House prices have risen a bit in recent months, but probably because of the $8,000 tax credit for new home buyers that is scheduled to expire in April.
More importantly, the $47-billion federal Home Affordability Modification Program has forced a widespread moratorium on foreclosures while mortgage modifications are considered, even though delinquencies have leaped.
As the modification attempts play out, many mortgages will be foreclosed and houses dumped on a market already overburdened with excess inventory. Estimates are that five million of the 7.7 million delinquent residential mortgages will be foreclosed in the next few years.
The inventory of new and existing houses listed for sale has run a fairly steady 2.5 million. That number leaped to almost five million in 2007 and still is 3.8 million, suggesting there are 1.3 million in house inventories over and above normal working levels.
But wait! There’s more! There are 992,000 housing units that were built between the peak in the first quarter of 2006 and the fourth quarter of 2009, but can’t be accounted for by those listed for rent or sale. This hidden inventory number, almost one million, is in addition to those that will be foreclosed and sold as mortgage modification attempts are abandoned.
As noted earlier, excess inventories are the mortal enemy of prices, and we expect house prices to fall another 10%, bringing them to the 35% to 40% peak-to-trough decline we forecast back in 2008. At that point, we said, about half the homeowners with mortgages would be under water with their mortgages exceeding their houses’ values.
Under water houses mean that the biggest asset for most Americans, their home equity, has disappeared. So, they consume less as they attempt to recoup their losses by saving more. Furthermore, the previous stampede into homeownership is being reversed as foreclosures mount and falling prices discourage home ownership.
Fannie Mae and Freddie Mac are in dreadful financial shape, but they are convenient vehicles in Washington’s attempt to at least stabilize housing.

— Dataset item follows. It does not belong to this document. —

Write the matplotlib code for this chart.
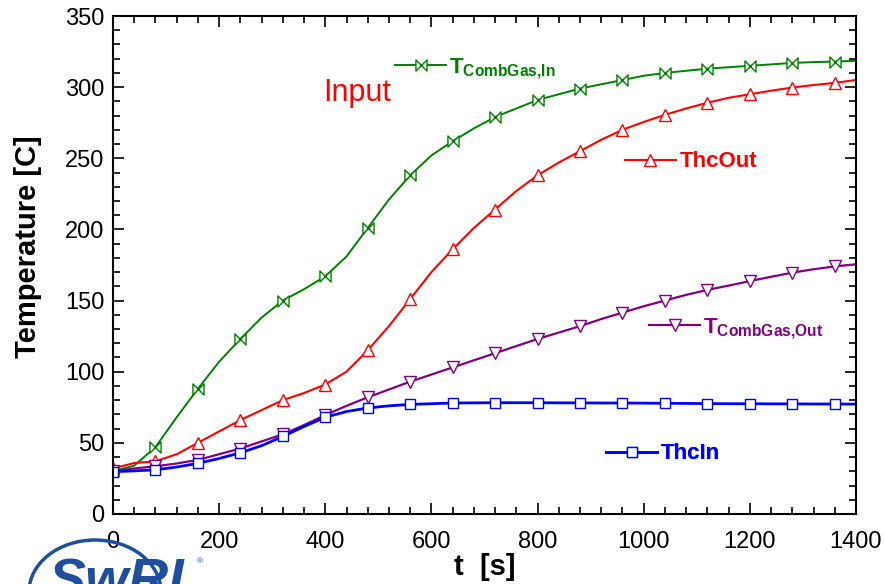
import matplotlib
matplotlib.use("Agg")
import matplotlib.pyplot as plt
import numpy as np
from matplotlib.path import Path
from matplotlib.patches import Ellipse
from matplotlib.ticker import MultipleLocator

plt.rcParams["font.family"] = ["Liberation Sans", "DejaVu Sans"]
plt.rcParams["mathtext.fontset"] = "custom"
plt.rcParams["mathtext.rm"] = "Liberation Sans"
plt.rcParams["mathtext.bf"] = "Liberation Sans:bold"

# --- data: temperatures [C] every 40 s, markers every 80 s ---
t = np.arange(0, 1401, 40)
T_gas_in = [30, 34, 47, 68, 88, 107, 123, 138, 150, 158, 167, 181, 201, 221,
            238, 252, 262, 271, 279, 285, 291, 295, 299, 302, 305, 308, 310,
            311.5, 313, 314, 315, 316, 317, 317.6, 318, 318.5]
T_hc_out = [32, 35.8, 37, 42, 50, 58, 66, 73, 80, 85, 91, 100, 115, 132,
            151, 170, 186, 201, 214, 227, 238, 247, 255, 263, 270, 275.5,
            280.5, 285, 289, 292.5, 295, 297.5, 299.7, 301.5, 303, 305]
T_gas_out = [30, 32, 33.5, 35.5, 38, 42, 46, 51, 56, 62.5, 69.5, 76, 82,
             87.5, 93, 98, 103, 108, 113, 118, 123, 127.5, 132, 137, 141.5,
             146, 150, 154, 157.5, 160.5, 163.7, 166.7, 169.6, 172, 174, 175.5]
T_hc_in = [29.7, 30.3, 31, 33, 35.6, 39, 43, 48, 54.5, 61.5, 68, 72, 74.5,
           76, 77, 77.5, 78, 78.1, 78.2, 78.2, 78.2, 78.1, 78.1, 78, 78, 77.9,
           77.8, 77.7, 77.6, 77.5, 77.5, 77.4, 77.4, 77.3, 77.3, 77.2]

# bow-tie marker for the gas inlet curve
bowtie = Path([(-1, -1), (1, 1), (1, -1), (-1, 1), (-1, -1)],
              [Path.MOVETO, Path.LINETO, Path.LINETO, Path.LINETO, Path.CLOSEPOLY])

fig = plt.figure(figsize=(8.85, 5.84), dpi=100)
ax = fig.add_axes([0.1277, 0.1199, 0.8395, 0.8527])

common = dict(markevery=2, markerfacecolor="white", markersize=8)
l_gin, = ax.plot(t, T_gas_in, color="#008000", lw=1.4, marker=bowtie,
                 mew=1.0, **common)
l_out, = ax.plot(t, T_hc_out, color="#ff0000", lw=1.5, marker="^",
                 mew=1.0, **common)
l_gout, = ax.plot(t, T_gas_out, color="#800080", lw=1.6, marker="v",
                  mew=1.0, **common)
l_in, = ax.plot(t, T_hc_in, color="#0000ff", lw=2.0, marker="s",
                mew=1.0, markerfacecolor="white", markersize=7.5, markevery=2)

ax.set_xlim(0, 1400)
ax.set_ylim(0, 350)
ax.xaxis.set_major_locator(MultipleLocator(200))
ax.xaxis.set_minor_locator(MultipleLocator(40))
ax.yaxis.set_major_locator(MultipleLocator(50))
ax.yaxis.set_minor_locator(MultipleLocator(10))
ax.tick_params(which="both", direction="in", top=True, right=True,
               width=1.2, labelsize=17)
ax.tick_params(which="major", length=8)
ax.tick_params(which="minor", length=5)
ax.tick_params(axis="x", pad=12)
ax.tick_params(axis="y", pad=6)
for s in ax.spines.values():
    s.set_linewidth(1.5)

ax.set_ylabel("Temperature [C]", fontsize=21, weight="bold")
ax.yaxis.set_label_coords(-0.096, 0.536)
ax.set_xlabel("t  [s]", fontsize=21, weight="bold", labelpad=0)

# inline curve labels
labels = [
    (l_gin, r"$\mathbf{T}_{\mathbf{CombGas{,}In}}$", "#008000", (0.3795, 0.895)),
    (l_out, "ThcOut", "#ff0000", (0.689, 0.707)),
    (l_gout, r"$\mathbf{T}_{\mathbf{CombGas{,}Out}}$", "#800080", (0.7214, 0.373)),
    (l_in, "ThcIn", "#0000ff", (0.6635, 0.1205)),
]
for handle, text, col, anchor in labels:
    leg = ax.legend([handle], [text], loc="center left", bbox_to_anchor=anchor,
                    frameon=False, borderpad=0, borderaxespad=0,
                    handlelength=2.3, handletextpad=0.15, numpoints=1,
                    prop=dict(size=16, weight="bold"), labelcolor=col)
    ax.add_artist(leg)

ax.text(0.283, 0.845, "Input", transform=ax.transAxes, fontsize=22,
        color="#ff0000", va="center", ha="left")

# logo in the lower-left corner
logo = "#1f4e9c"
fig.add_artist(Ellipse((95 / 885, 1 - 592 / 584), width=132 / 885,
                       height=104 / 584, transform=fig.transFigure,
                       fill=False, ec=logo, lw=2.5))
fig.text(48 / 885, 1 - 558 / 584, "SwRI", fontsize=40, weight="bold",
         style="italic", color=logo, va="top", ha="left")
fig.text(197 / 885, 1 - 558 / 584, "®", fontsize=6, color=logo,
         va="top", ha="left")

fig.savefig("out.png", dpi=100)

Some, predictably the National Association of Realtors, want these GSEs to be permanent wards of the state, converted to federally owned nonprofit corporations. At the other end of the spectrum are calls for the demise of Fannie and Freddie, with the government playing no role in supporting “affordable” housing or guaranteeing residential mortgages.
Regardless of the final destinies of Fannie and Freddie, they will no doubt continue to be used by Washington to bail out troubled homeowners.
Regardless of earlier inept regulation, imprudent private lenders, and home buyers who believed in free lunch, home ownership is too politically sensitive to allow free markets to correct the present imbalances. So, the workout process may drag on for years and ultimately cost the taxpayers close to $1 trillion.